There are many ways to inspire creativity. The most innovative usually come from taking your starting point from outside your immediate circle of thought.
- Natures own structures: flowers, plants, scenery etc. Amazing shapes and structural forms can be simulated.
- Sculptures – what they would look like made from paper.
- Architectural forms – miniaturisation?
- Furniture, everyday objects, e.g. pedal bins; how do they work, can the mechanics be made from paper?
- Museums – science and engineering; moving parts, think paper and card.
Secondly come closer to the task in hand and look at:
- Presentation packaging.
- Display pieces in shops.
- Pop-up books.
Dissect, examine, be curious. Store the information. Even though the idea may not come immediately, the thoughts may combine to form something different, something that you could not have possibly thought of to begin with.
The simplest ideas are always the best, but often not as simple or straight forward as they may seem. Ideas may develop and become complicated. Always refine an idea back to its very simplest form – this not only satisfies many constraints but also makes it appear good looking.

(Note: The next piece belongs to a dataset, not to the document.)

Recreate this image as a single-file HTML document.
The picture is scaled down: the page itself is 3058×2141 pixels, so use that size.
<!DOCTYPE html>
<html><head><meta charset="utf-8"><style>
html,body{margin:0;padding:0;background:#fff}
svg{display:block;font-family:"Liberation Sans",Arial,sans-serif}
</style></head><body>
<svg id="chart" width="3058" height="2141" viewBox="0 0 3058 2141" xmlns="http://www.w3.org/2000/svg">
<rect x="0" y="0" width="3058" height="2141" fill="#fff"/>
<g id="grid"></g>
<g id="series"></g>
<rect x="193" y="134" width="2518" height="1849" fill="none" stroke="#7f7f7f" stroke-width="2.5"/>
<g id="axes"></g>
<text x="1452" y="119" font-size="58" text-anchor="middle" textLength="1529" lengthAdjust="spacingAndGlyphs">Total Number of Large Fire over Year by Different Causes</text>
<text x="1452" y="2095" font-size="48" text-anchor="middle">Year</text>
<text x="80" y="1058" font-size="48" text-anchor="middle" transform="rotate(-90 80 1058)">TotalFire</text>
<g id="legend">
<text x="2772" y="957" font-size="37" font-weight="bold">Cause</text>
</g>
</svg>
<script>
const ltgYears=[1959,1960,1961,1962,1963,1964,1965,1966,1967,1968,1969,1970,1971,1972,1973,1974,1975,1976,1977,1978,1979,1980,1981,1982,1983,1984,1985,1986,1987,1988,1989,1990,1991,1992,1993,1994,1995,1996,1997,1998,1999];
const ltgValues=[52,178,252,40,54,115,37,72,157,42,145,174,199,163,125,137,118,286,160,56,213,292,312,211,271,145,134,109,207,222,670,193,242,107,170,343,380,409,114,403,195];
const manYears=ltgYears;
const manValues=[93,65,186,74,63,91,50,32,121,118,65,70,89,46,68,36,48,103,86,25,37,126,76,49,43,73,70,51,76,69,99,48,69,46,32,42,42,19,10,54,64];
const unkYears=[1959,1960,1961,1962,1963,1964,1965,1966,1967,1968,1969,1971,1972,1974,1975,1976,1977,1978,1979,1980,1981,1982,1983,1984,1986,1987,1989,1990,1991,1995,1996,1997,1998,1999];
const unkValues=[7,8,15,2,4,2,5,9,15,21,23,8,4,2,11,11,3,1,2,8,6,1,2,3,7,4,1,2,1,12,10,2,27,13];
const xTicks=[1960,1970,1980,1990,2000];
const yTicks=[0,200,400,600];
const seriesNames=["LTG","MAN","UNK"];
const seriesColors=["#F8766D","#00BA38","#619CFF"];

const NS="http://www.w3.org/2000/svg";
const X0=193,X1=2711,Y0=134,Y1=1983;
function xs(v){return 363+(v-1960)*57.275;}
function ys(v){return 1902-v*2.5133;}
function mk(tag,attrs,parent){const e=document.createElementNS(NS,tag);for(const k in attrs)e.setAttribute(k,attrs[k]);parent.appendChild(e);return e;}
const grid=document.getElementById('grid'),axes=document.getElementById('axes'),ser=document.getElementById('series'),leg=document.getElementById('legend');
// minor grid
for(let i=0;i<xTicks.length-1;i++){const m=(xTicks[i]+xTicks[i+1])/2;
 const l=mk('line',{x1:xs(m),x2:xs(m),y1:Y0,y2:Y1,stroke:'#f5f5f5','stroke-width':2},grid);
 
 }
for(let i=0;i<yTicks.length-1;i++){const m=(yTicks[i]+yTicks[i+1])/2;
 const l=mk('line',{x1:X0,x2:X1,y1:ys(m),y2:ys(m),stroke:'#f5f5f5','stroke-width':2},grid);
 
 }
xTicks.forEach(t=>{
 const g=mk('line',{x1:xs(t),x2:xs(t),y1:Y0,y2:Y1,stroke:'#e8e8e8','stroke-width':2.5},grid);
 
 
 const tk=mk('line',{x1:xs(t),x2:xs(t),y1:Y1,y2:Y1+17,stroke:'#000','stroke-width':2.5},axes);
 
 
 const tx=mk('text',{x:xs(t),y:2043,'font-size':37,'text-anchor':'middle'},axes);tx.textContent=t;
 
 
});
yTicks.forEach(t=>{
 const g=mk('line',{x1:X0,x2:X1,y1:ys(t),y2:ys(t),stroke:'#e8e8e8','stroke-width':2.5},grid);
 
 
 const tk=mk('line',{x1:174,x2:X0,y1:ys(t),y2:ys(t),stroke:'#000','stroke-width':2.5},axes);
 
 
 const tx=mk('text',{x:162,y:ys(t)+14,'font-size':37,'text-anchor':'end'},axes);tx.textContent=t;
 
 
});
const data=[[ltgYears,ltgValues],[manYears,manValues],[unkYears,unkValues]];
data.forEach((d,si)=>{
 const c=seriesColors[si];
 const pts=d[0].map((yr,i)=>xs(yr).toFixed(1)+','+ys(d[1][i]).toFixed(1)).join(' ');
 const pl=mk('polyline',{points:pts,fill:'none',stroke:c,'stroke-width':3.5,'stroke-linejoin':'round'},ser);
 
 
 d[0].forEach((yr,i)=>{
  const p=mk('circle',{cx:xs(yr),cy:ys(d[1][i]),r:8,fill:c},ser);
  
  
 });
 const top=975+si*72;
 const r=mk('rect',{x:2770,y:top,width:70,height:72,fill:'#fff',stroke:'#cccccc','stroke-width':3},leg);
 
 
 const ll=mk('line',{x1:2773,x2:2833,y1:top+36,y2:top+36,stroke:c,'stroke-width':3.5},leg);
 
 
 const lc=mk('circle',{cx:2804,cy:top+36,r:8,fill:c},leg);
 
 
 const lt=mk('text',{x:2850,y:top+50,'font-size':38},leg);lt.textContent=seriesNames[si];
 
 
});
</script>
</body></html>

There are also practical reasons for ideas to be economical (simple) in their design:
- Ease of construction, if it is complicated and takes a long time for somebody to assemble, it will be to costly to make.
- Fitting and cutting out of a given sheet size: the more you can get from a sheet the less the unit cost and the less the wastage.
- The ability to fold flat – not only for posting but for storage at make up point and in transit to storage and outlet.